◆ **SUPPLIED INFORMATION**:

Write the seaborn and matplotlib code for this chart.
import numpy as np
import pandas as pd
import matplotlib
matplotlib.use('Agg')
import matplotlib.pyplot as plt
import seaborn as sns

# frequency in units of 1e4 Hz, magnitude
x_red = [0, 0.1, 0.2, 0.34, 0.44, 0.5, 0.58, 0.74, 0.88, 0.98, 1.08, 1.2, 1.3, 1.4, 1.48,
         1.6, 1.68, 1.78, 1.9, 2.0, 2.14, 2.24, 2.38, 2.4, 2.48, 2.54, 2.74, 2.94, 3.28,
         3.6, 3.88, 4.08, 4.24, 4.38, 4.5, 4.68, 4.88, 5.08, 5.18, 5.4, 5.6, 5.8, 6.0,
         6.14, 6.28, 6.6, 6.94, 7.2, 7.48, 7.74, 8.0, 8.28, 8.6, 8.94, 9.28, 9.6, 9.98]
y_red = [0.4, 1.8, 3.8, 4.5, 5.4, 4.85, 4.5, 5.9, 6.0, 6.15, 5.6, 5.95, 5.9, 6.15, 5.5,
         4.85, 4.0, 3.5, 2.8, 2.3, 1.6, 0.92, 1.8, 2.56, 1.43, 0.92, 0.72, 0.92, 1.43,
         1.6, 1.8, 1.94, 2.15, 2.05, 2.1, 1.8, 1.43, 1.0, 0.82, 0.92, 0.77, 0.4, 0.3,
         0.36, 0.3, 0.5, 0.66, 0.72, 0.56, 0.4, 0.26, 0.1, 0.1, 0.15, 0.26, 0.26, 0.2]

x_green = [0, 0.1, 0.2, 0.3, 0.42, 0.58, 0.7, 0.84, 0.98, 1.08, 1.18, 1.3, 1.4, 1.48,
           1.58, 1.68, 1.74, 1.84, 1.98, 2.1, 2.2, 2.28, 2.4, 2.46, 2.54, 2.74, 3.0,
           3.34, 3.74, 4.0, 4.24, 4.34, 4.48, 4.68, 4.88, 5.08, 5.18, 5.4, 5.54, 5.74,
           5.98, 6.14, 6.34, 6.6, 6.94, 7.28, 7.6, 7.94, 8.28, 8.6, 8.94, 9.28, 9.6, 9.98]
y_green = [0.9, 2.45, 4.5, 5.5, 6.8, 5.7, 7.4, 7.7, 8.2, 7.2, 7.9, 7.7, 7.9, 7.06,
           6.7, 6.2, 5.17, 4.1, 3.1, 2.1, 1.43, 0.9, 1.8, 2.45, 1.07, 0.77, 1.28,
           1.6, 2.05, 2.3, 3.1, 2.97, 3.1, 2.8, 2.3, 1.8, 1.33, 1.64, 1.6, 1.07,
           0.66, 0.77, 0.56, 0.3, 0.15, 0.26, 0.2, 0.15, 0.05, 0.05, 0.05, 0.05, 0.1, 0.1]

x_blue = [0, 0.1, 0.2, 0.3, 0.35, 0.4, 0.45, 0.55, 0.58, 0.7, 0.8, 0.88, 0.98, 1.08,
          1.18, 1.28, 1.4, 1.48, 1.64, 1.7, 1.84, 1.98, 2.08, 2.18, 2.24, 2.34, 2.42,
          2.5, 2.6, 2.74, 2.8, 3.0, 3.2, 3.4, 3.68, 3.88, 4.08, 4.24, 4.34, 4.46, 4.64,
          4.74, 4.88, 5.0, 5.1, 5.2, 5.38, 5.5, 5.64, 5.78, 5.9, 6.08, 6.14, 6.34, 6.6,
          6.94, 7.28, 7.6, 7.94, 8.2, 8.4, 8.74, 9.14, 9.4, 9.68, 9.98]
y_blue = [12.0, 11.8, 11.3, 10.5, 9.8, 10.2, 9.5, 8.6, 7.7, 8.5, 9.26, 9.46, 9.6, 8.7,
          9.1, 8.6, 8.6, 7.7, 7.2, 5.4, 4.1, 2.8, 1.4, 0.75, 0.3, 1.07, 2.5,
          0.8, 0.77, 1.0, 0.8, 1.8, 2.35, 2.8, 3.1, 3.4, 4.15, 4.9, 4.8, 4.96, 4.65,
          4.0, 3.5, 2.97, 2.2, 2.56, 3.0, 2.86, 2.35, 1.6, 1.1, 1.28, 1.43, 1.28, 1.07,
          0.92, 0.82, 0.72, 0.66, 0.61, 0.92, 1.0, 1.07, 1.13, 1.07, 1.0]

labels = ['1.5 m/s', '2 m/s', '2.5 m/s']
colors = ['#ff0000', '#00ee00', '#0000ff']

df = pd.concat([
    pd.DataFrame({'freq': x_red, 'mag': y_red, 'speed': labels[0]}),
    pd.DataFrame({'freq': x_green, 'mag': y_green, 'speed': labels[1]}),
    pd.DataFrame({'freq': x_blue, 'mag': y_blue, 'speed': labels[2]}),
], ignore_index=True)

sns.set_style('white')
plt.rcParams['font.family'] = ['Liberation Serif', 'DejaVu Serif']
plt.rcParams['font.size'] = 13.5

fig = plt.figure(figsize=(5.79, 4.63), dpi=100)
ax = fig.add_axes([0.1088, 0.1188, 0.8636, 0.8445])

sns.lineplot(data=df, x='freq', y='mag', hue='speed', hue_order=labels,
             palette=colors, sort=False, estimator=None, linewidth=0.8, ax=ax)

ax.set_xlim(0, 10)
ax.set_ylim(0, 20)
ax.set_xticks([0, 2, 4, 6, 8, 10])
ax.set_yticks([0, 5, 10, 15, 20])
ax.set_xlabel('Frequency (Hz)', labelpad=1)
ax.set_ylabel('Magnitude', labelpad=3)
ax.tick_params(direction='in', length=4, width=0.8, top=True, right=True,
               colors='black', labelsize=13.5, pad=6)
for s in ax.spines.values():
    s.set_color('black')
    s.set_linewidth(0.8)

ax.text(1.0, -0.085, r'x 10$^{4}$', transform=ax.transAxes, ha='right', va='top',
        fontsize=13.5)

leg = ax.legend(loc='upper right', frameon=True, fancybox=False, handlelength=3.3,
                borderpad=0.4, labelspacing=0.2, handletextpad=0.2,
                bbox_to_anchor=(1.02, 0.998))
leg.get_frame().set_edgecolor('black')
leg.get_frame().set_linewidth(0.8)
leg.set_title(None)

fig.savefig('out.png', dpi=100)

◆ **WHAT IS REQUIRED**: Give an exact repetition of all the material.

◆ **EXERCISE ANSWER**:
Write the seaborn and matplotlib code for this chart.
import numpy as np
import pandas as pd
import matplotlib
matplotlib.use('Agg')
import matplotlib.pyplot as plt
import seaborn as sns

# frequency in units of 1e4 Hz, magnitude
x_red = [0, 0.1, 0.2, 0.34, 0.44, 0.5, 0.58, 0.74, 0.88, 0.98, 1.08, 1.2, 1.3, 1.4, 1.48,
         1.6, 1.68, 1.78, 1.9, 2.0, 2.14, 2.24, 2.38, 2.4, 2.48, 2.54, 2.74, 2.94, 3.28,
         3.6, 3.88, 4.08, 4.24, 4.38, 4.5, 4.68, 4.88, 5.08, 5.18, 5.4, 5.6, 5.8, 6.0,
         6.14, 6.28, 6.6, 6.94, 7.2, 7.48, 7.74, 8.0, 8.28, 8.6, 8.94, 9.28, 9.6, 9.98]
y_red = [0.4, 1.8, 3.8, 4.5, 5.4, 4.85, 4.5, 5.9, 6.0, 6.15, 5.6, 5.95, 5.9, 6.15, 5.5,
         4.85, 4.0, 3.5, 2.8, 2.3, 1.6, 0.92, 1.8, 2.56, 1.43, 0.92, 0.72, 0.92, 1.43,
         1.6, 1.8, 1.94, 2.15, 2.05, 2.1, 1.8, 1.43, 1.0, 0.82, 0.92, 0.77, 0.4, 0.3,
         0.36, 0.3, 0.5, 0.66, 0.72, 0.56, 0.4, 0.26, 0.1, 0.1, 0.15, 0.26, 0.26, 0.2]

x_green = [0, 0.1, 0.2, 0.3, 0.42, 0.58, 0.7, 0.84, 0.98, 1.08, 1.18, 1.3, 1.4, 1.48,
           1.58, 1.68, 1.74, 1.84, 1.98, 2.1, 2.2, 2.28, 2.4, 2.46, 2.54, 2.74, 3.0,
           3.34, 3.74, 4.0, 4.24, 4.34, 4.48, 4.68, 4.88, 5.08, 5.18, 5.4, 5.54, 5.74,
           5.98, 6.14, 6.34, 6.6, 6.94, 7.28, 7.6, 7.94, 8.28, 8.6, 8.94, 9.28, 9.6, 9.98]
y_green = [0.9, 2.45, 4.5, 5.5, 6.8, 5.7, 7.4, 7.7, 8.2, 7.2, 7.9, 7.7, 7.9, 7.06,
           6.7, 6.2, 5.17, 4.1, 3.1, 2.1, 1.43, 0.9, 1.8, 2.45, 1.07, 0.77, 1.28,
           1.6, 2.05, 2.3, 3.1, 2.97, 3.1, 2.8, 2.3, 1.8, 1.33, 1.64, 1.6, 1.07,
           0.66, 0.77, 0.56, 0.3, 0.15, 0.26, 0.2, 0.15, 0.05, 0.05, 0.05, 0.05, 0.1, 0.1]

x_blue = [0, 0.1, 0.2, 0.3, 0.35, 0.4, 0.45, 0.55, 0.58, 0.7, 0.8, 0.88, 0.98, 1.08,
          1.18, 1.28, 1.4, 1.48, 1.64, 1.7, 1.84, 1.98, 2.08, 2.18, 2.24, 2.34, 2.42,
          2.5, 2.6, 2.74, 2.8, 3.0, 3.2, 3.4, 3.68, 3.88, 4.08, 4.24, 4.34, 4.46, 4.64,
          4.74, 4.88, 5.0, 5.1, 5.2, 5.38, 5.5, 5.64, 5.78, 5.9, 6.08, 6.14, 6.34, 6.6,
          6.94, 7.28, 7.6, 7.94, 8.2, 8.4, 8.74, 9.14, 9.4, 9.68, 9.98]
y_blue = [12.0, 11.8, 11.3, 10.5, 9.8, 10.2, 9.5, 8.6, 7.7, 8.5, 9.26, 9.46, 9.6, 8.7,
          9.1, 8.6, 8.6, 7.7, 7.2, 5.4, 4.1, 2.8, 1.4, 0.75, 0.3, 1.07, 2.5,
          0.8, 0.77, 1.0, 0.8, 1.8, 2.35, 2.8, 3.1, 3.4, 4.15, 4.9, 4.8, 4.96, 4.65,
          4.0, 3.5, 2.97, 2.2, 2.56, 3.0, 2.86, 2.35, 1.6, 1.1, 1.28, 1.43, 1.28, 1.07,
          0.92, 0.82, 0.72, 0.66, 0.61, 0.92, 1.0, 1.07, 1.13, 1.07, 1.0]

labels = ['1.5 m/s', '2 m/s', '2.5 m/s']
colors = ['#ff0000', '#00ee00', '#0000ff']

df = pd.concat([
    pd.DataFrame({'freq': x_red, 'mag': y_red, 'speed': labels[0]}),
    pd.DataFrame({'freq': x_green, 'mag': y_green, 'speed': labels[1]}),
    pd.DataFrame({'freq': x_blue, 'mag': y_blue, 'speed': labels[2]}),
], ignore_index=True)

sns.set_style('white')
plt.rcParams['font.family'] = ['Liberation Serif', 'DejaVu Serif']
plt.rcParams['font.size'] = 13.5

fig = plt.figure(figsize=(5.79, 4.63), dpi=100)
ax = fig.add_axes([0.1088, 0.1188, 0.8636, 0.8445])

sns.lineplot(data=df, x='freq', y='mag', hue='speed', hue_order=labels,
             palette=colors, sort=False, estimator=None, linewidth=0.8, ax=ax)

ax.set_xlim(0, 10)
ax.set_ylim(0, 20)
ax.set_xticks([0, 2, 4, 6, 8, 10])
ax.set_yticks([0, 5, 10, 15, 20])
ax.set_xlabel('Frequency (Hz)', labelpad=1)
ax.set_ylabel('Magnitude', labelpad=3)
ax.tick_params(direction='in', length=4, width=0.8, top=True, right=True,
               colors='black', labelsize=13.5, pad=6)
for s in ax.spines.values():
    s.set_color('black')
    s.set_linewidth(0.8)

ax.text(1.0, -0.085, r'x 10$^{4}$', transform=ax.transAxes, ha='right', va='top',
        fontsize=13.5)

leg = ax.legend(loc='upper right', frameon=True, fancybox=False, handlelength=3.3,
                borderpad=0.4, labelspacing=0.2, handletextpad=0.2,
                bbox_to_anchor=(1.02, 0.998))
leg.get_frame().set_edgecolor('black')
leg.get_frame().set_linewidth(0.8)
leg.set_title(None)

fig.savefig('out.png', dpi=100)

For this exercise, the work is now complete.